HEARTRATE4_RETVAL heartrate4_init ( heartrate4_t ctx, heartrate4_cfg_t cfg );
Click Default Configuration function.
void heartrate4_default_cfg ( heartrate4_t *ctx );
Function is used to read desired interrupt specified by flag.
uint8_t heartrate4_get_intrrupt ( heartrate4_t *ctx, uint8_t flag );
Function is used to read the oldest RED value.
uint32_t heartrate4_get_red_val ( heartrate4_t *ctx );
Function is used to determine which LED is active in each time slot.
void heartrate4_enable_slot ( heartrate4_t *ctx, uint8_t slot_num, uint8_t dev );
This example demonstrates the use of Heart rate 4 Click board.
The demo application is composed of two sections :
Initalizes I2C driver, applies default settings, and makes an initial log.
void application_init ( void )
{
log_cfg_t log_cfg;
heartrate4_cfg_t cfg;
/**
* Logger initialization.
* Default baud rate: 115200
* Default log level: LOG_LEVEL_DEBUG
* @note If USB_UART_RX and USB_UART_TX
* are defined as HAL_PIN_NC, you will
* need to define them manually for log to work.

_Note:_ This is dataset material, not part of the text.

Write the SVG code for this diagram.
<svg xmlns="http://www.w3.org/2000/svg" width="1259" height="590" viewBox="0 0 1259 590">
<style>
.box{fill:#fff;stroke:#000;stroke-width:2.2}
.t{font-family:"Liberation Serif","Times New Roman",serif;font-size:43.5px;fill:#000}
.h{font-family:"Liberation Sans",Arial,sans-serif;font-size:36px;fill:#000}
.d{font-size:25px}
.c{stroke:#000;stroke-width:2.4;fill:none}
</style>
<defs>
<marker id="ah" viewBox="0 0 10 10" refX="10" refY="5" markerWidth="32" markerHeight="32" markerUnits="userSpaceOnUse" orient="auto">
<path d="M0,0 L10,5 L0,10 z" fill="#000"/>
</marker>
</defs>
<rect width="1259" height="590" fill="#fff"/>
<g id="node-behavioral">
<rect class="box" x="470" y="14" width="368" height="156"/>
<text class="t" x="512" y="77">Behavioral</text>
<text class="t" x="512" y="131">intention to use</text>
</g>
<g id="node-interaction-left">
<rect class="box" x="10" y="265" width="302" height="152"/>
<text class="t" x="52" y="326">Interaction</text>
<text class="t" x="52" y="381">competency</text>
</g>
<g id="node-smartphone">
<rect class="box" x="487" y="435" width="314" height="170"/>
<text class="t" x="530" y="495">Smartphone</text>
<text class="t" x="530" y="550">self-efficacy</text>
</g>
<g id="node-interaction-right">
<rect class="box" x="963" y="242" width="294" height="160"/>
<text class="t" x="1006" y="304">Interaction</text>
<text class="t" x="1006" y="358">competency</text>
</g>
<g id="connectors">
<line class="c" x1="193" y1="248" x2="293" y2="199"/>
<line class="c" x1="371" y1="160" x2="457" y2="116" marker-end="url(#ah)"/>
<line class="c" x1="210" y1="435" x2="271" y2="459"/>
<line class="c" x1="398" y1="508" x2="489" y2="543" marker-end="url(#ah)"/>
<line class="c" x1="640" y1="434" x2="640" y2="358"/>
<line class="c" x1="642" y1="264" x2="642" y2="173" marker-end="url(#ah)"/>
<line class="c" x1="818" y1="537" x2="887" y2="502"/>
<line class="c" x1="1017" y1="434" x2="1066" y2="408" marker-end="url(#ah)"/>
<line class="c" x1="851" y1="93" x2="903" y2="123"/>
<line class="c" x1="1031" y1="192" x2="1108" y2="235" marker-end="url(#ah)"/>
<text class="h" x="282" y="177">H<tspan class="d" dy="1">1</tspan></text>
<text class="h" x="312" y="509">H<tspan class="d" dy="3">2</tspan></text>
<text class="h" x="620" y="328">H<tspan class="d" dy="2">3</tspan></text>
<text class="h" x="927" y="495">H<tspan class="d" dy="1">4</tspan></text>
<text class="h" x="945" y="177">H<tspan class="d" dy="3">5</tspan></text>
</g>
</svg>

* See @b LOG_MAP_USB_UART macro definition for detailed explanation.
*/
LOG_MAP_USB_UART( log_cfg );
log_init( &logger, &log_cfg );
log_info( &logger, "---- Application Init ----" );
// Click initialization.
heartrate4_cfg_setup( &cfg );
HEARTRATE4_MAP_MIKROBUS( cfg, MIKROBUS_1 );
heartrate4_init( &heartrate4, &cfg );
Delay_ms ( 100 );
heartrate4_default_cfg( &heartrate4 );
Delay_ms ( 100 );
}
Reads data from Red diode and displays the results on USB UART if the measured data is above defined threshold, otherwise, it displays desired message on the terminal.

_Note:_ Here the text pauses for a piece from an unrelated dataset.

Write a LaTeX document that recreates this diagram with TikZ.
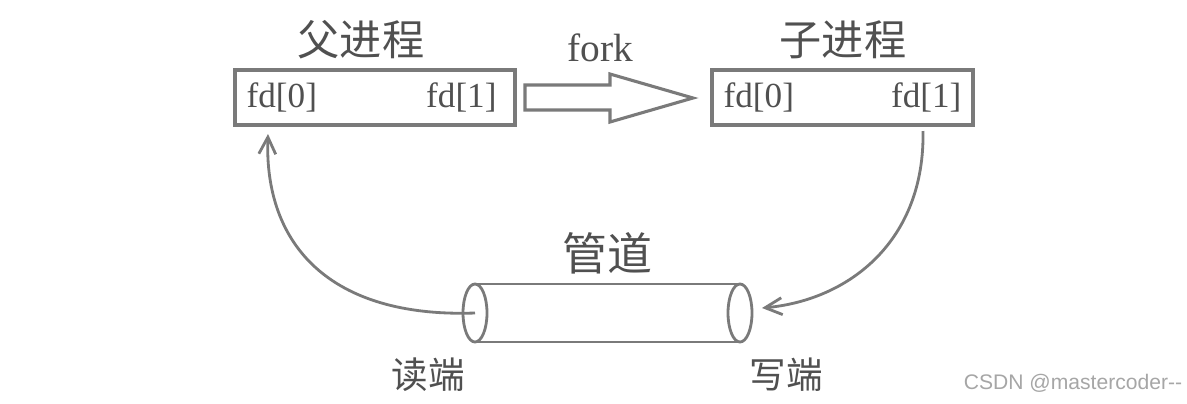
\documentclass[tikz,border=0pt]{standalone}
\usepackage{fontspec}
\usepackage{tikz}
\usetikzlibrary{positioning,arrows.meta,calc}
\setmainfont{Liberation Serif}
\newfontfamily\cjk{Noto Sans CJK SC}
\newfontfamily\wmfont{Liberation Sans}
\definecolor{linegray}{HTML}{7A7A7A}
\definecolor{textgray}{HTML}{505050}

\begin{document}
\begin{tikzpicture}[
  x=0.025cm, y=-0.025cm,
  proc/.style={draw=linegray, line width=2.5pt, minimum width=7cm, minimum height=1.375cm, fill=white},
  fdlbl/.style={text=textgray, font=\fontsize{25}{30}\selectfont, inner sep=0pt},
  title/.style={text=textgray, font=\cjk\fontsize{30}{34}\selectfont},
  endlbl/.style={text=textgray, font=\cjk\fontsize{26}{30}\selectfont},
  link/.style={draw=linegray, line width=2pt, -{Straight Barb[length=12pt, width=12pt, line width=2pt]}},
  pipe/.style={draw=linegray, line width=2pt}]
  \useasboundingbox (0,0) rectangle (1187,403);
  % processes
  \node[proc] (parent) at (375,97.5) {};
  \node[proc, minimum width=6.525cm] (child) at (842.5,97.5) {};
  \node[title] (ptitle) at (361,40) {父进程};
  \node[title] (ctitle) at (843,40) {子进程};
  \node[fdlbl, anchor=west] (p0) at ([xshift=0.33cm]parent.west) {fd[0]};
  \node[fdlbl, anchor=east] (p1) at ([xshift=-0.5cm]parent.east) {fd[1]};
  \node[fdlbl, anchor=west] (c0) at ([xshift=0.33cm]child.west) {fd[0]};
  \node[fdlbl, anchor=east] (c1) at ([xshift=-0.33cm]child.east) {fd[1]};
  % fork
  \draw[draw=linegray, line width=2.2pt, fill=white]
    (525,85) -- (610,85) -- (610,74) -- (693,98) -- (610,122) -- (610,110) -- (525,110) -- cycle;
  \node[text=textgray, font=\fontsize{28}{32}\selectfont] (fork) at (600,48) {fork};
  % pipe
  \coordinate (rd) at (475,313);
  \coordinate (wr) at (740,313);
  \fill[white] (475,284) rectangle (740,342);
  \draw[pipe] (475,284) -- (740,284);
  \draw[pipe] (475,342) -- (740,342);
  \draw[pipe, fill=white] (rd) ellipse[x radius=12, y radius=29];
  \draw[pipe, fill=white] (wr) ellipse[x radius=12, y radius=29];
  \node[title, font=\cjk\fontsize{32}{36}\selectfont] (pname) at (607,253) {管道};
  \node[endlbl] (rdlbl) at (428,375) {读端};
  \node[endlbl] (wrlbl) at (786,375) {写端};
  % read / write
  \coordinate (pin) at (268,134);
  \coordinate (cout) at (923,131);
  \draw[link] (rd) .. controls (330,318) and (264,245) .. (pin);
  \draw[link] (cout) .. controls (925,240) and (850,300) .. (762,308);
  \node[text=black!35, font=\wmfont\fontsize{15}{17}\selectfont] (wm) at (1073,383) {CSDN @mastercoder--};
\end{tikzpicture}
\end{document}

void application_task ( void )
{
if ( heartrate4_get_intrrupt( &heartrate4, 1 ) & 0x40 )
{
red_samp = heartrate4_get_red_val( &heartrate4 );
counter++;
// If sample pulse amplitude is not under threshold value 0x8000
if ( red_samp > 0x8000 )
{
log_printf( &logger, "%lu\r\n", red_samp );
Delay_ms ( 1 );
counter = 200;
}
else if ( counter > 200 )
{
log_printf( &logger, "Place Finger On Sensor\r\n" );
Delay_ms ( 100 );
counter = 0;
}
}
}
MCU : STM32F107VCT6 Dev. Board : Fusion for ARM v8
The full application code, and ready to use projects can be installed directly form compilers IDE(recommneded) or found on LibStock page or mikroE GitHub accaunt.
Other mikroE Libraries used in the example:
Additional notes and informations
Depending on the development board you are using, you may need USB UART Click, USB UART 2 Click or RS232 Click to connect to your PC, for development systems with no UART to USB interface available on the board. The terminal available in all Mikroelektronika compilers, or any other terminal application of your choice, can be used to read the message.